The social media brand was on lock, too. Organizers handed out banners emblazoned with Stop Watching Us’ eyeball logo, the net result being a sea of tasteful cyan and a cohesive visual identity. The whole thing was web-savvy as hell. In fact, being at the rally gave me the same dislocated feeling I get from watching big tech keynotes, with their seas of open computers in the audience, each broadcasting the special, in-person secrets of the event to millions outside of its doors.

This is a particularly modern way of experiencing something: with one foot stamped down on the grass lawn of the Capitol Mall, the other treading the Cloud. It also makes total sense, the issue at hand being what it is.
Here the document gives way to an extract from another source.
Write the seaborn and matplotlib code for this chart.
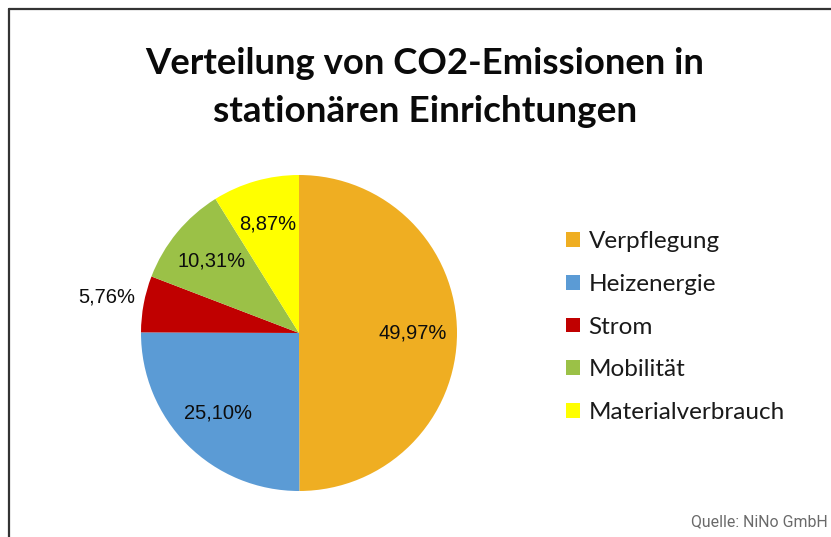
import matplotlib
matplotlib.use('Agg')
import matplotlib.pyplot as plt
import seaborn as sns
import numpy as np
from matplotlib.patches import Patch
from matplotlib.lines import Line2D

categories = ['Verpflegung', 'Heizenergie', 'Strom', 'Mobilität', 'Materialverbrauch']
shares = [49.97, 25.10, 5.76, 10.31, 8.87]
share_labels = ['49,97%', '25,10%', '5,76%', '10,31%', '8,87%']
colors = ['#EFAE22', '#5B9BD5', '#C00000', '#9BC147', '#FFFF00']

sns.set_theme(style='white')
palette = sns.color_palette(colors)

W, H = 831, 537
fig = plt.figure(figsize=(W / 100, H / 100), dpi=100)
fig.patch.set_facecolor('white')

# pie axes: center ~ (299, 333) px, radius ~158 px
r = 158
cx, cy = 299, 333
ax = fig.add_axes([(cx - r) / W, 1 - (cy + r) / H, 2 * r / W, 2 * r / H])

wedges, texts = ax.pie(shares, colors=palette, startangle=90, counterclock=False,
                       wedgeprops=dict(linewidth=0))
ax.set_xlim(-1, 1)
ax.set_ylim(-1, 1)
ax.set_aspect('equal')

for w, lab, cat in zip(wedges, share_labels, categories):
    ang = np.deg2rad((w.theta1 + w.theta2) / 2)
    d = 1.24 if cat == 'Strom' else 0.72
    ax.text(d * np.cos(ang), d * np.sin(ang), lab, ha='center', va='center',
            fontsize=14.5, family='Liberation Sans', color='#0d0d0d')

# title
fig.text(425 / W, 1 - 63 / H, 'Verteilung von CO2-Emissionen in', ha='center', va='center',
         fontsize=26.3, fontweight='bold', family='Lato', color='#0a0a0a')
fig.text(425 / W, 1 - 111 / H, 'stationären Einrichtungen', ha='center', va='center',
         fontsize=26.6, fontweight='bold', family='Lato', color='#0a0a0a')

# legend
handles = [Patch(facecolor=c, edgecolor='none') for c in palette]
leg = fig.legend(handles, categories, loc='center left', bbox_to_anchor=(566 / W, 1 - 327 / H),
                 frameon=False, borderpad=0, borderaxespad=0, handlelength=0.56, handleheight=0.56,
                 handletextpad=0.37, labelspacing=0.89, prop=dict(family='Lato', size=17.5))
for t in leg.get_texts():
    t.set_color('#1a1a1a')

# source
fig.text(828 / W, 1 - 522 / H, 'Quelle: NiNo GmbH', ha='right', va='center',
         fontsize=11.4, family='Roboto', color='#6a6a6a')

# frame lines (left and top only)
fig.add_artist(Line2D([9 / W, 9 / W], [0, 1 - 9 / H], color='#333333', linewidth=1.6))
fig.add_artist(Line2D([9 / W, 1], [1 - 9 / H, 1 - 9 / H], color='#333333', linewidth=1.6))

fig.savefig('out.png', dpi=100, facecolor='white')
I am incentivized into giving a shit because the Internet matters to me, because I understand its power to transform lives and amplify voices. So, of course, a rally organized by (and for) the diverse group of people for whom this issue is significant will exist in the world on two levels—on lawn and in Cloud, if you will.

Only concentrated pockets of the crowd danced, fist-pumped, yelled, or did much of anything physical while we played our songs Saturday. Instead, like fleshy avatars of the thousands of people watching online, they captured images and inundated us with tweets. I would even argue that the Rally Against Mass Surveillance wasn’t even really a physical thing. It was more like a living hashtag, an elaborate performance to justify an indefinably vast web-based presence that lurks, like an iceberg, beneath all the banners and Guy Fawkes masks. Before we took the stage, to get pumped, we watched a YouTube video of Fugazi playing a Gulf War protest on the Mall in 1992—on our phones. Everything is mediated now, even dissent.

The technologies which balloon the scope and ambition of a 21st century protest beyond its own boundaries—to say nothing of enabling my little band to move swiftly from idea to full-fledged campaign and a spot on the Stop Watching Us stage—are the very same technologies being threatened by the mass surveillance tactics of the NSA and the corporations which collude with it. That’s the space being infringed upon. That’s the precedent being set. It’s a Catch-22 of particularly Orwellian proportions: we are fighting to maintain the very same thing which allows us to fight.